Well because they are applying them in a blanket fashion with no warning basically everywhere.
Tarrifs are a tool. They have both positive and negative consequences. It seems like the manner they are being applied are just random and will get most of the negative consequences with very little of the positive.
They don’t even necessarily have positive benefits for manufacturers unless they somehow have a supply chain that exists only in the US all the way down. The automakers are against tariffs, for example.
That's why you implement them reciprocally, to force anyone else implementing them to reduce theirs. Their problem is that the method they used to identify the tariff levels was, generously, crude. And also that it was implemented too sharply.
However, as a political tactic, the sharp implementation gives them breathing room to re-calibrate before the midterms. That comes at a real GDP cost, though.
Not retaliatory, reciprocal. Retaliatory tariffs are dumb. Reciprocal tariffs are the Nash equilibrium. Whether or not these particular tariffs are in fact reciprocal is something we could debate, though. At best they are a very crude approximation of reciprocal tariffs.
Since we are diving into language semantics, these are _arbitrary_ tariffs that have been shat out via a "formula" which is being fed "how much stuff they sell us" as its input.
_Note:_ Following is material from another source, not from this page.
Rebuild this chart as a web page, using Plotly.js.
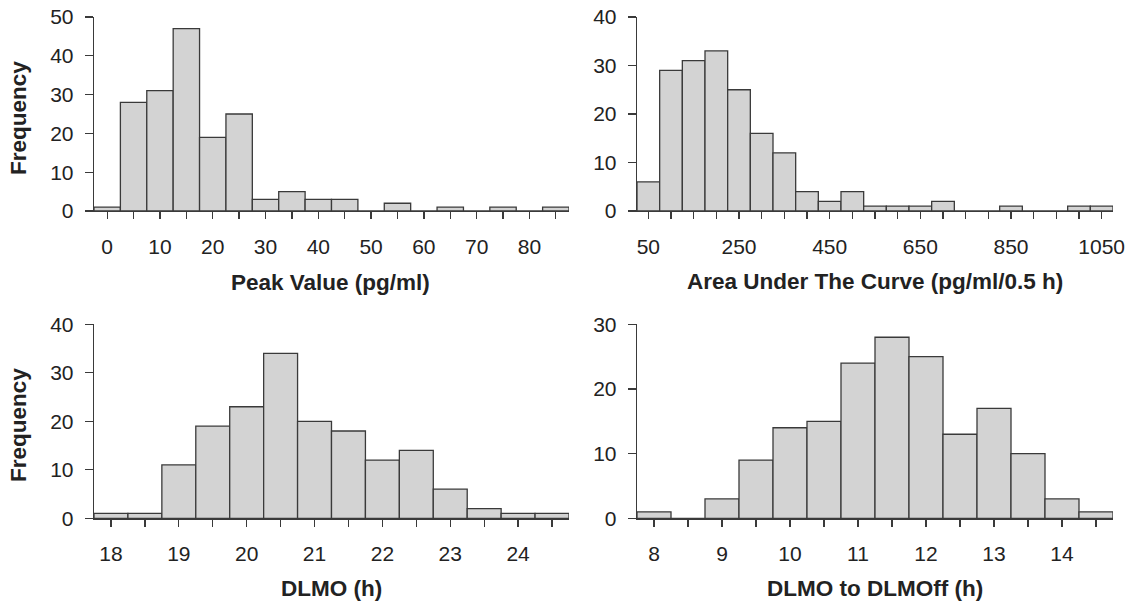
<!DOCTYPE html>
<html><head><meta charset="utf-8">
<script src="https://cdn.plot.ly/plotly-3.0.1.min.js"></script>
<style>html,body{margin:0;padding:0;background:#fff}#chart{width:1127px;height:602px}</style>
</head><body><div id="chart"></div>
<script>
// Peak Value (pg/ml), bins of width 5
const peakBins   = [0, 5, 10, 15, 20, 25, 30, 35, 40, 45, 50, 55, 60, 65, 70, 75, 80, 85];
const peakCounts = [1, 28, 31, 47, 19, 25, 3, 5, 3, 3, 0, 2, 0, 1, 0, 1, 0, 1];
const peakTicks  = [0, 10, 20, 30, 40, 50, 60, 70, 80];

// Area Under The Curve (pg/ml/0.5 h), bins of width 50
const aucBins   = [50, 100, 150, 200, 250, 300, 350, 400, 450, 500, 550, 600, 650, 700, 750, 800, 850, 900, 950, 1000, 1050];
const aucCounts = [6, 29, 31, 33, 25, 16, 12, 4, 2, 4, 1, 1, 1, 2, 0, 0, 1, 0, 0, 1, 1];
const aucTicks  = [50, 250, 450, 650, 850, 1050];

// DLMO (h), bins of width 0.5
const dlmoBins   = [18, 18.5, 19, 19.5, 20, 20.5, 21, 21.5, 22, 22.5, 23, 23.5, 24, 24.5];
const dlmoCounts = [1, 1, 11, 19, 23, 34, 20, 18, 12, 14, 6, 2, 1, 1];
const dlmoTicks  = [18, 19, 20, 21, 22, 23, 24];

// DLMO to DLMOff (h), bins of width 0.5
const durBins   = [8, 8.5, 9, 9.5, 10, 10.5, 11, 11.5, 12, 12.5, 13, 13.5, 14, 14.5];
const durCounts = [1, 0, 3, 9, 14, 15, 24, 28, 25, 13, 17, 10, 3, 1];
const durTicks  = [8, 9, 10, 11, 12, 13, 14];

const W = 1127, H = 602;
const fx = p => p / W;
const fy = p => 1 - p / H;

const FONT = 'Liberation Sans, Arial, Helvetica, sans-serif';
const INK = '#3a3a3a';
const TXT = '#222222';
const FILL = '#d3d3d3';

function bars(x, y, width, xa, ya) {
  return {
    type: 'bar', x: x, y: y, width: width, xaxis: xa, yaxis: ya,
    marker: {color: FILL, line: {color: INK, width: 1.3}},
    cliponaxis: false, hoverinfo: 'x+y', showlegend: false
  };
}

function xAxis(domain, range, ticks, minorDt, minorT0, anchor) {
  return {
    domain: domain, range: range, anchor: anchor,
    showline: true, linecolor: INK, linewidth: 1.3,
    showgrid: false, zeroline: false,
    tickmode: 'array', tickvals: ticks, ticktext: ticks.map(String),
    ticks: 'outside', ticklen: 7, tickwidth: 1.3, tickcolor: INK,
    ticklabelstandoff: 9,
    minor: {ticks: 'outside', ticklen: 7, tickwidth: 1.3, tickcolor: INK, dtick: minorDt, tick0: minorT0, showgrid: false},
    tickfont: {family: FONT, size: 21, color: TXT},
    fixedrange: true
  };
}

function yAxis(domain, max, anchor) {
  return {
    domain: domain, range: [0, max], anchor: anchor,
    showline: true, linecolor: INK, linewidth: 1.3,
    showgrid: false, zeroline: false,
    tickmode: 'linear', tick0: 0, dtick: 10,
    ticks: 'outside', ticklen: 8, tickwidth: 1.3, tickcolor: INK,
    ticklabelstandoff: 7,
    tickfont: {family: FONT, size: 21, color: TXT},
    fixedrange: true
  };
}

const L = [fx(94), fx(569)];
const R = [fx(637), fx(1113)];
const T = [fy(211), fy(17)];
const B = [fy(518.3), fy(324.3)];

const data = [
  bars(peakBins, peakCounts, 5, 'x', 'y'),
  bars(aucBins, aucCounts, 50, 'x2', 'y2'),
  bars(dlmoBins, dlmoCounts, 0.5, 'x3', 'y3'),
  bars(durBins, durCounts, 0.5, 'x4', 'y4')
];

function ann(text, x, y, rot) {
  return {text: text, xref: 'paper', yref: 'paper', x: x, y: y,
          xanchor: 'center', yanchor: 'middle', showarrow: false, textangle: rot || 0,
          font: {family: FONT, size: 22.5, color: TXT, weight: 'bold'}};
}

const layout = {
  width: W, height: H,
  margin: {l: 0, r: 0, t: 0, b: 0},
  paper_bgcolor: '#ffffff', plot_bgcolor: '#ffffff',
  bargap: 0,
  xaxis:  xAxis(L, [-2.5, 87.5], peakTicks, 5, 0, 'y'),
  yaxis:  yAxis(T, 50, 'x'),
  xaxis2: xAxis(R, [25, 1075], aucTicks, 50, 50, 'y2'),
  yaxis2: yAxis(T, 40, 'x2'),
  xaxis3: xAxis(L, [17.75, 24.75], dlmoTicks, 0.5, 18, 'y3'),
  yaxis3: yAxis(B, 40, 'x3'),
  xaxis4: xAxis(R, [7.75, 14.75], durTicks, 0.5, 8, 'y4'),
  yaxis4: yAxis(B, 30, 'x4'),
  annotations: [
    ann('Peak Value (pg/ml)', fx(330), fy(282)),
    ann('Area Under The Curve (pg/ml/0.5 h)', fx(875), fy(281)),
    ann('DLMO (h)', fx(331), fy(588)),
    ann('DLMO to DLMOff (h)', fx(875), fy(588)),
    ann('Frequency', fx(18), fy(118), -90),
    ann('Frequency', fx(18), fy(425), -90)
  ]
};

Plotly.newPlot('chart', data, layout, {displayModeBar: false, staticPlot: true});
</script>
</body></html>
trump said "punish everyone who we spend more money with, barring our favourites" and they gave him a set of options. He chose the one he liked the best. No he didn't read any impact assessments, if they were made. He went by gut instinct.
Its just a punt. There is no greater game plan. its just a man making policy by vibe.
What makes them arbitrary? there is no really plan to test if they are going to work, or at what point they need to be adjusted. He will keep them until he sees something on twitter/truth social that makes him reconsider.
Yes, they are badly implemented, I agree. He is calling them reciprocal tariffs though, which implies he will lower them as they lower theirs. I don't think he's chosen a good way of estimating theirs, and so I don't think it's a particularly good policy, but reciprocal tariffs in principle are a good idea.
Even though his first pass crude approximation is stupid, it's really how other countries react, and how he reacts to them that will determine whether they behave like reciprocal tariffs or not.
There is a baked-in plan to test if they're going to work: they are formulaic, based on the trade deficit. Supposing that deficit falls, they will automaticlaly readjust downwards. I don't think the trade deficit (particularly restricted to goods, as they did it) is a good proxy for that, but it's also not completely untethered from reality.
> There is a baked-in plan to test if they're going to work
I really dont think there is a plan. Trump says he wants tariffs, this is what he got. Why would he adjust them, unless there is an upside for him? is he going to remember to re-evaluate them? does the department that generates the stats even exist any more?
I find it interesting that you are downvoted and yet nobody have a reason why you're wrong. Even the answer you get seems to agree with you.
I feel like that's not true (really, zero positives? never? that would mean a whole lot of people is patently stupid), but I'd like to base my opinions on facts, not feelings.
Tarrifs are a tool. They have both positive and negative consequences. It seems like the manner they are being applied are just random and will get most of the negative consequences with very little of the positive.